Transformers – A Cultural Decepticon
Read this review on Box Office Mojo, which I thought was great, but what stood out for me most was this paragraph:
With a tattooed, pierced Australian computer hacker, a heavyset black guy as the world’s most proficient hacker and John Turturro as an overbearing federal agent in the genre’s most overdone performance since Nick Nolte chewed scenes in Hulk, the only thing missing is foreign subtitles—but Bay tosses those in too, predictably plugging for an Asian audience.
And it flashed back something a friend said about Transformers being a movie designed to appeal to minorities. For example to him, in one of the opening scenes with the military guys speaking Spanish, he saw it as a way to earn street cred as it had no consequence on later plots in the film. I don’t know necessarily that I agree with him on that specific point, but looking in as a geeky white guy, I’m starting to think about how the development machine may have twisted and churned to generate a product that catered to all. Just as there was a pass to inject all of the product placement, could there have been someone (Bay?) adding some Latin culture here, some African-American spice there, all while making sure it got rounded out with some good ole fashioned Caucasiana?

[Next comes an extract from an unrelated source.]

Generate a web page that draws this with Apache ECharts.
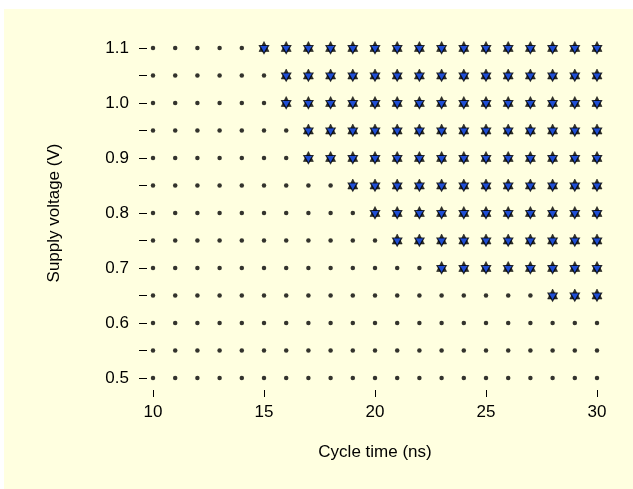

I don’t feel alienated by a pierced Austrailian white chick and a fat black guy as hackers or a WASP as Secretary of Defense – though should we question the motives behind the casting, and potentially the situations presented within the film? There wouldn’t be anything revolutionary in a Hollywood movie trying to reach different audiences, but considering the scope and scale of the Transformers invasion, it’s something to take notice of alongside the Nokia phone inserts and GM logos. It’s been a while, so I’ll need to see it again with that kind of eye to see if any of this holds water. I may be way out there, and this may be an offensive question to ask, but I wonder how much “tokenism” was assembled in Transformers? After all, in a movie about giant robots, the only thing not “token” is the bots themselves.
For those that have seen the movie recently or still have it fresh on your minds, any thoughts?